What is Records
"Records Management is a discipline which utilises an
administrative system to direct and control the creation, version
control, distribution, filing, retention, storage and disposal of
records, in a way that is administratively and legally sound, whilst at
the same time serving the operational needs of the business and
preserving an adequate historical record."
Records management: Five key points
Good Records Management practice:
Why should we bother with records management?
- Helps you to do your job better: it supports ease and
efficiency of working because you can find the information you need,
when you need it.
- Protects you and the business: it provides evidence of
people's rights and entitlements, and shows what they did and why
they did it.
- Saves your time by ensuring you can find the information you need
- Reduces costs, particularly space costs, by ensuring you don't
keep any more records than you have to, and that you know when you
can delete or destroy them
- Gives you records you can rely on, both by helping you to find
the appropriate version and, by giving records a high value as
evidence if they are needed in a court of law.
There are many benefits to be gained from implementing records
management. The business records management framework document
identifies the main benefits that the business hopes to gain by
introducing and improving records management practices. This page
describes some of those benefits in greater detail.
Records management is a key driver in increasing organisational
efficiency and offers significant business benefits.
- Records management improves the use of staff time by reducing the
time spent looking for information. The reduction is achieved
because information can be retrieved quickly and reliably. A number
of organisations have tried to calculate how much staff time is
spent retrieving information. One estimate from a consultancy firm
is that 10% of administrative staff time is spent retrieving
information of one sort or another.
- Records management facilitates the sharing of information. This
enables staff to access the "collective memory" which
provides precedents for actions and should prevent the need to spend
time and resources "re-inventing the wheel". Better access
to information also improves decision-making.
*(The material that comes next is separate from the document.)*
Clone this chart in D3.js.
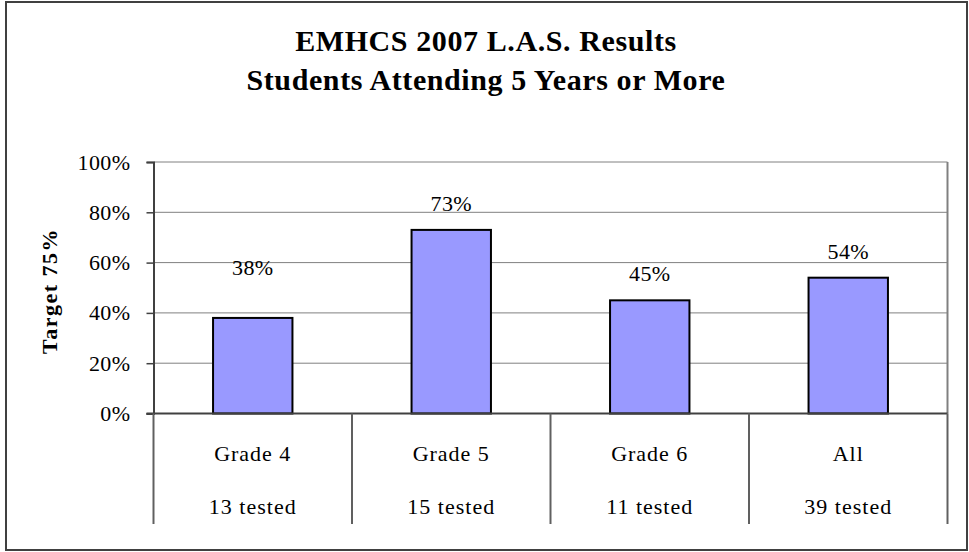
<!DOCTYPE html>
<html>
<head>
<meta charset="utf-8">
<script src="https://cdn.jsdelivr.net/npm/d3@7"></script>
<style>
  body { margin: 0; background: #fff; }
  text { font-family: "Liberation Serif", "Times New Roman", serif; fill: #000; }
</style>
</head>
<body>
<div id="app"></div>
<script>
const categories = ['Grade 4', 'Grade 5', 'Grade 6', 'All'];
const testedLabels = ['13 tested', '15 tested', '11 tested', '39 tested'];
const values = [0.38, 0.73, 0.45, 0.54];
const yTicks = [0, 0.2, 0.4, 0.6, 0.8, 1.0];
const titleLines = ['EMHCS 2007 L.A.S. Results', 'Students Attending 5 Years or More'];
const yTitle = 'Target 75%';

const width = 969, height = 552;
const plot = { left: 153.5, right: 947.5, top: 162, bottom: 413.5 };
const pct = d3.format('.0%');

const svg = d3.select('#app').append('svg')
  .attr('width', width)
  .attr('height', height);

// outer chart border
svg.append('rect')
  .attr('x', 6).attr('y', 2)
  .attr('width', 961).attr('height', 548)
  .attr('fill', '#fff')
  .attr('stroke', '#404040')
  .attr('stroke-width', 2);

const x = d3.scaleBand()
  .domain(categories)
  .range([plot.left, plot.right])
  .paddingInner(0.6)
  .paddingOuter(0.3);

const xCat = d3.scaleBand()
  .domain(categories)
  .range([plot.left, plot.right]);

const y = d3.scaleLinear()
  .domain([0, 1])
  .range([plot.bottom, plot.top]);

// gridlines
svg.append('g')
  .selectAll('line')
  .data(yTicks.slice(1))
  .join('line')
  .attr('x1', plot.left).attr('x2', plot.right)
  .attr('y1', d => y(d)).attr('y2', d => y(d))
  .attr('stroke', '#808080')
  .attr('stroke-width', 1);

// plot area right border
svg.append('line')
  .attr('x1', plot.right).attr('x2', plot.right)
  .attr('y1', plot.top).attr('y2', plot.bottom)
  .attr('stroke', '#808080')
  .attr('stroke-width', 2);

// y axis
const yAxis = svg.append('g')
  .attr('transform', `translate(${plot.left},0)`)
  .call(d3.axisLeft(y).tickValues(yTicks).tickFormat(pct).tickSize(7).tickPadding(16));
yAxis.select('.domain').attr('stroke', '#404040').attr('stroke-width', 2);
yAxis.selectAll('.tick line').attr('stroke', '#404040').attr('stroke-width', 1.5);
yAxis.selectAll('.tick text')
  .attr('font-size', 22)
  .attr('letter-spacing', 0.4)
  .attr('font-family', '"Liberation Serif", serif')
  .attr('fill', '#000');

// bars
svg.append('g')
  .selectAll('rect')
  .data(values)
  .join('rect')
  .attr('x', (d, i) => x(categories[i]))
  .attr('y', d => y(d))
  .attr('width', x.bandwidth())
  .attr('height', d => y(0) - y(d))
  .attr('fill', '#9999FF')
  .attr('stroke', '#000')
  .attr('stroke-width', 2);

// value labels (the Grade 4 label sits higher in the original)
const labelLift = i => (i === 0 ? 43 : 19);
svg.append('g')
  .selectAll('text')
  .data(values)
  .join('text')
  .attr('x', (d, i) => xCat(categories[i]) + xCat.bandwidth() / 2)
  .attr('y', (d, i) => y(d) - labelLift(i))
  .attr('text-anchor', 'middle')
  .attr('font-size', 22)
  .attr('letter-spacing', 0.4)
  .text(d => pct(d));

// zero line
svg.append('line')
  .attr('x1', plot.left - 7).attr('x2', plot.right)
  .attr('y1', plot.bottom).attr('y2', plot.bottom)
  .attr('stroke', '#404040')
  .attr('stroke-width', 2);

// category separators
const seps = categories.map(c => xCat(c)).concat([plot.right]);
svg.append('g')
  .selectAll('line')
  .data(seps)
  .join('line')
  .attr('x1', d => d).attr('x2', d => d)
  .attr('y1', plot.bottom).attr('y2', 524)
  .attr('stroke', '#606060')
  .attr('stroke-width', 2);

// category labels, two rows
const catG = svg.append('g');
catG.selectAll('text.cat')
  .data(categories)
  .join('text')
  .attr('class', 'cat')
  .attr('x', d => xCat(d) + xCat.bandwidth() / 2)
  .attr('y', 461)
  .attr('text-anchor', 'middle')
  .attr('font-size', 22)
  .attr('letter-spacing', 1)
  .text(d => d);
catG.selectAll('text.tested')
  .data(testedLabels)
  .join('text')
  .attr('class', 'tested')
  .attr('x', (d, i) => xCat(categories[i]) + xCat.bandwidth() / 2)
  .attr('y', 514)
  .attr('text-anchor', 'middle')
  .attr('font-size', 22)
  .attr('letter-spacing', 1)
  .text(d => d);

// y title
svg.append('text')
  .attr('transform', 'translate(57,291) rotate(-90)')
  .attr('text-anchor', 'middle')
  .attr('font-size', 22)
  .attr('font-weight', 'bold')
  .attr('letter-spacing', 1.5)
  .text(yTitle);

// chart title
svg.append('g')
  .selectAll('text')
  .data(titleLines)
  .join('text')
  .attr('x', 486)
  .attr('y', (d, i) => 51 + i * 39)
  .attr('text-anchor', 'middle')
  .attr('font-size', 30)
  .attr('font-weight', 'bold')
  .attr('letter-spacing', 0.6)
  .text(d => d);
</script>
</body>
</html>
- Records management reduces the unnecessary duplication of
information. By reducing the amount of unnecessary information held
it is easier for individuals to concentrate on managing the
necessary information for which they are responsible.
- Records management identifies how long records need to be kept
before they can be destroyed, and by doing so it reduces the costs
associated with retaining unnecessary information, such as storage
costs, server costs and costs associated with servicing information.
- Records management optimises the legal admissibility of our
records and by doing so will protects individuals and the business
from malicious litigation, as society becomes increasingly
litigious. Legal admissibility is optimised when we can demonstrate
the authenticity of our records. As electronic records are
increasingly becoming the "golden copy", and as records in
this format present special challenges it is important that proper
consideration is given to the legal admissibility of our records.
- Records management identifies how long records are needed and by
doing so identifies those records that are needed in the medium and
long term. When those records are held in electronic format it is
crucial that they are identified as soon as possible to protect them
from loss. Electronic records are increasingly difficult to access
over time because of hardware obsolescence, software updates and
storage media failure. Records management identifies those records
that need to be protected for future use and implements appropriate
- Records management supports risk management and business
continuity planning. Records management identifies which records are
vital to the running of the business and supports the business
continuity or disaster plan. A disaster plan helps not only to
reduce the risks of a disaster occurring but also ensures the
ongoing operation of the business continues if a disaster does
occur. 10 years ago, when the following statistics were compiled,
40% of organisations which suffered a disaster went out of business
within a year; 43% never re-opened and 29% ceased trading within 2
years; 93% of firms that had a major data processing disaster were
out of business within 5 years. These statistics demonstrate how
important records are to business continuity and why it is crucial
to identify which records need priority measures taken to protect
and recover them.
In short, records management improves control over our information
assets, which has benefits in freeing up staff time and other resources,
and will help protect individuals and the business from various risks.
Records management means that we don't have to "muddle through"
hoping that all will be well, for example by placing too much reliance
on the memories of a few individuals.